By early 2025, her report has grown past four hundred pages of documented fraud. There’s a book. 110K followers. Alt-media articles. But in the mainstream she stays invisible. Christine who?
Then, mid-2025, her body begins to fall apart, and she begins to disappear in earnest — in slow motion.
First, a burning from the waist down. Like standing on coals. She consults neurologists, rheumatologists, psychiatrists; swallows pain-clinic drugs by the fistful; and none of it touches the fire spreading through her nerves. The doctors call it idiopathic, the word for we don’t know. The fire spreads for another year, hotter, fiercer, until she can’t bear it. She can’t work. She can’t put up a fight. She loses the appetite to live.
On the second of June, 2026, she leaves a note.
“It is June 2, 2026. By the time you read these lines, I will have left this world…”
She crosses into Switzerland, where it is legal to die by assisted suicide, and she departs.
The news of her passing reaches Dr. Peter McCullough, the cardiologist who lost his hospital post for breaking with the COVID line, who passes it to his writing partner John Leake — a true-crime author who has spent years reconstructing how people are quietly murdered. When Leake reads through her symptoms, he recognizes a signature.
The signature is thallium.

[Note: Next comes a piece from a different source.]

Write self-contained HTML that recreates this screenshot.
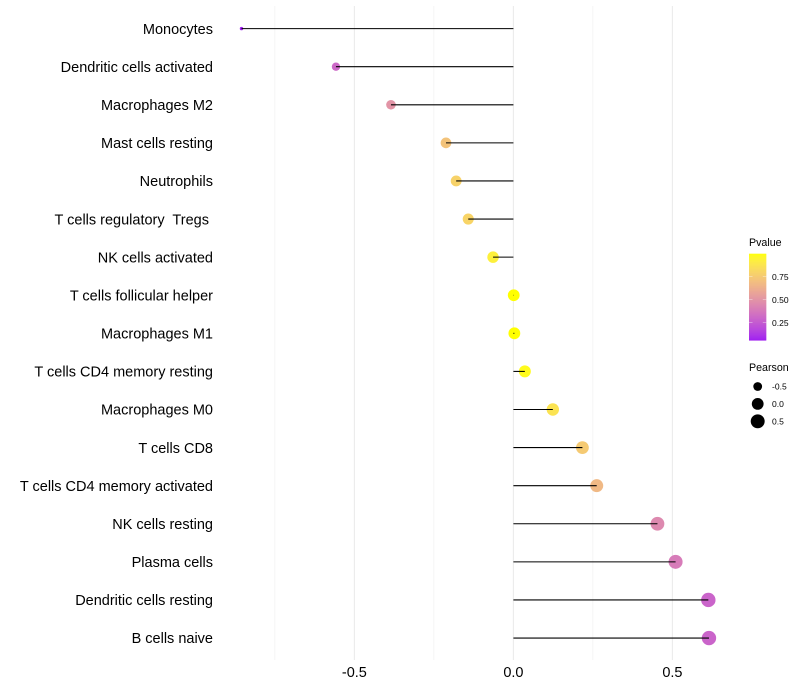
<!DOCTYPE html>
<html lang="en">
<head>
<meta charset="utf-8">
<title>Lollipop chart</title>
<style>
html,body{margin:0;padding:0;background:#fff;width:800px;height:700px;overflow:hidden}
svg{display:block;font-family:"Liberation Sans",sans-serif}
text{white-space:pre}
</style>
</head>
<body>
<svg id="chart" xmlns="http://www.w3.org/2000/svg" width="800" height="700" viewBox="0 0 800 700"></svg>
<script>
const categories = ["Monocytes","Dendritic cells activated","Macrophages M2","Mast cells resting","Neutrophils","T cells regulatory  Tregs ","NK cells activated","T cells follicular helper","Macrophages M1","T cells CD4 memory resting","Macrophages M0","T cells CD8","T cells CD4 memory activated","NK cells resting","Plasma cells","Dendritic cells resting","B cells naive"];
const pearson = [-0.855,-0.558,-0.385,-0.212,-0.18,-0.142,-0.064,0.001,0.003,0.036,0.124,0.217,0.262,0.453,0.51,0.613,0.615];
const pvalue = [0.06,0.31,0.50,0.72,0.79,0.80,0.93,1.0,1.0,0.98,0.87,0.75,0.67,0.45,0.39,0.29,0.29];
const xMajorTicks = [-0.5,0,0.5];
const xMajorLabels = ["-0.5","0.0","0.5"];
const xMinorTicks = [-0.75,-0.25,0.25];
const colorTicks = [0.25,0.5,0.75];
const colorLabels = ["0.25","0.50","0.75"];
const sizeTicks = [-0.5,0,0.5];
const sizeLabels = ["-0.5","0.0","0.5"];
const pRange = [0.06,1.0];
const sizeDomain = [-0.855,0.615];

const svg = document.getElementById('chart');
const NS = 'http://www.w3.org/2000/svg';
function mk(tag, attrs, parent){
  const e = document.createElementNS(NS, tag);
  for (const k in attrs) e.setAttribute(k, attrs[k]);
  (parent || svg).appendChild(e);
  return e;
}
function xScale(v){ return 513.4 + v * 318; }
function yScale(i){ return 28.6 + i * 38.09; }
function radius(v){
  const t = Math.max(0, (v - sizeDomain[0]) / (sizeDomain[1] - sizeDomain[0]));
  return 1.7 + 5.5 * Math.sqrt(t);
}

function srgb2lin(c){ c/=255; return c<=0.04045 ? c/12.92 : Math.pow((c+0.055)/1.055,2.4); }
function lin2srgb(c){ c = c<=0.0031308 ? 12.92*c : 1.055*Math.pow(c,1/2.4)-0.055; return Math.round(Math.min(1,Math.max(0,c))*255); }
function rgb2lab(r,g,b){
  const R=srgb2lin(r),G=srgb2lin(g),B=srgb2lin(b);
  const f=t=>t>0.008856?Math.cbrt(t):7.787*t+16/116;
  const X=f((0.4124*R+0.3576*G+0.1805*B)/0.95047),Y=f(0.2126*R+0.7152*G+0.0722*B),Z=f((0.0193*R+0.1192*G+0.9505*B)/1.08883);
  return [116*Y-16,500*(X-Y),200*(Y-Z)];
}
function lab2rgb(L,a,b){
  const fy=(L+16)/116,fx=a/500+fy,fz=fy-b/200;
  const g=t=>t*t*t>0.008856?t*t*t:(t-16/116)/7.787;
  const X=g(fx)*0.95047,Y=g(fy),Z=g(fz)*1.08883;
  const r=3.2406*X-1.5372*Y-0.4986*Z,gg=-0.9689*X+1.8758*Y+0.0415*Z,bb=0.0557*X-0.204*Y+1.057*Z;
  return 'rgb('+lin2srgb(r)+','+lin2srgb(gg)+','+lin2srgb(bb)+')';
}
const labLow = rgb2lab(160,32,240);
const labHigh = rgb2lab(255,255,0);
function colorOf(p){
  const t = Math.min(1,Math.max(0,(p-pRange[0])/(pRange[1]-pRange[0])));
  return lab2rgb(labLow[0]+(labHigh[0]-labLow[0])*t,labLow[1]+(labHigh[1]-labLow[1])*t,labLow[2]+(labHigh[2]-labLow[2])*t);
}

const gridGroup = mk('g',{});


xMinorTicks.forEach(function(v){
  const l = mk('line',{x1:xScale(v),x2:xScale(v),y1:6,y2:660,stroke:'#ebebeb','stroke-width':0.55},gridGroup);
  
  
});
xMajorTicks.forEach(function(v){
  const l = mk('line',{x1:xScale(v),x2:xScale(v),y1:6,y2:660,stroke:'#ebebeb','stroke-width':1.07},gridGroup);
  
  
});

const pointGroup = mk('g',{});


pearson.forEach(function(v,i){
  const c = mk('circle',{cx:xScale(v),cy:yScale(i),r:radius(v),fill:colorOf(pvalue[i])},pointGroup);
  
  
});
const segGroup = mk('g',{});


pearson.forEach(function(v,i){
  const l = mk('line',{x1:xScale(0),x2:xScale(v),y1:yScale(i),y2:yScale(i),stroke:'#000','stroke-width':1.07},segGroup);
  
  
});

categories.forEach(function(name,i){
  const t = mk('text',{x:213,y:yScale(i)+5.2,'text-anchor':'end','font-size':14.5,fill:'#000'});
  t.textContent = name;
  
  
});
xMajorTicks.forEach(function(v,i){
  const t = mk('text',{x:xScale(v),y:677,'text-anchor':'middle','font-size':14.5,fill:'#000'});
  t.textContent = xMajorLabels[i];
  
  
});

const pvTitle = mk('text',{x:749,y:246,'font-size':10.67,fill:'#000'});
pvTitle.textContent = 'Pvalue';


function barY(p){ return 276.7 + (0.75 - p) * 92; }
const bar = mk('g',{});


const barTop = barY(pRange[1]);
const barBottom = barY(pRange[0]);
const barSteps = 87;
for (let s = 0; s < barSteps; s++){
  const p = pRange[1] - (pRange[1]-pRange[0]) * (s+0.5) / barSteps;
  mk('rect',{x:749,y:barTop+(barBottom-barTop)*s/barSteps,width:17.3,height:(barBottom-barTop)/barSteps+0.4,fill:colorOf(p)},bar);
}
colorTicks.forEach(function(p,i){
  const y = barY(p);
  mk('line',{x1:749,x2:752.5,y1:y,y2:y,stroke:'#fff','stroke-opacity':0.6,'stroke-width':0.6},bar);
  mk('line',{x1:762.8,x2:766.3,y1:y,y2:y,stroke:'#fff','stroke-opacity':0.6,'stroke-width':0.6},bar);
  const t = mk('text',{x:772,y:y+3.1,'font-size':8.53,fill:'#000'});
  t.textContent = colorLabels[i];
  
  
});

const szTitle = mk('text',{x:749,y:371,'font-size':10.67,fill:'#000'});
szTitle.textContent = 'Pearson';


sizeTicks.forEach(function(v,i){
  const y = 386.5 + i * 17.4;
  const c = mk('circle',{cx:757.7,cy:y,r:radius(v),fill:'#000'});
  
  
  const t = mk('text',{x:772,y:y+3.1,'font-size':8.53,fill:'#000'});
  t.textContent = sizeLabels[i];
  
  
});
</script>
</body>
</html>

A poison with no taste and no smell, its atom so close to the size of potassium that the cell’s own pumps carry it in and take it for food. It takes weeks to surface, and it looks like an ordinary illness, which is why it has been the assassin’s poison for a hundred years. The KGB used it on the defector Nikolai Khokhlov in 1957. Saddam Hussein used it on the men who crossed him. The CIA, as the Church Committee laid out in 1975, planned to put it in Castro’s shoes to make his beard fall out.
Except there is no proof it was thallium, because no one tested her for it — which is its own strange fact. Thallium is a heavy metal, not an organic toxin that breaks down; it does not leave the body after death, it stays fixed in the tissues. In a buried or preserved body it remains detectable for years, even decades. The test is still there to be run. It simply never has been.
And it likely never will be. John Leake keeps the question alive, her supporters doubt the suicide and call for an inquiry, but none of it becomes action, no prosecutor, no autopsy, no toxicology order, no exhumation. An officially self-chosen death triggers no homicide investigation, so the file is closed before it opens.
She is not the first to leave this way. A Boeing man who flagged the cracked planes was healthy on a Monday and dead inside two weeks, a galloping infection no one could name, his family asking for an autopsy and getting silence. A Merck saleswoman who turned on the industry warned her friends that if she were ever found dead it would be no accident — and then she was found dead, and the cause was filed as natural. Further back, a nuclear whistleblower whose car left an empty road on her way to meet a reporter; a journalist with two bullets in him ruled a suicide; a weapons scientist found in the woods. None of it was ever proven, which is part of the norm today. We do not know that any hand was laid on Christine Cotton. We know only the shape that keeps repeating, and that it has her size.
If a hand was laid, consider the mind behind it. It was not a mind trying to win an argument; the argument was finished, her petitions already buried, her judge already gone. It wanted something slower than silence. A bullet ends a person in a clean second and leaves a hole for a coroner to find. This was a long burning from the waist down, with a familiar signature. Harm that comes on quietly and can always be explained as something else. Roughly the shape of the product she had given her last years to expose.
Her last wish had nothing to do with justice or autopsies. She asked the people who loved her to pray that her soul reach the light of the Creator as soon as possible.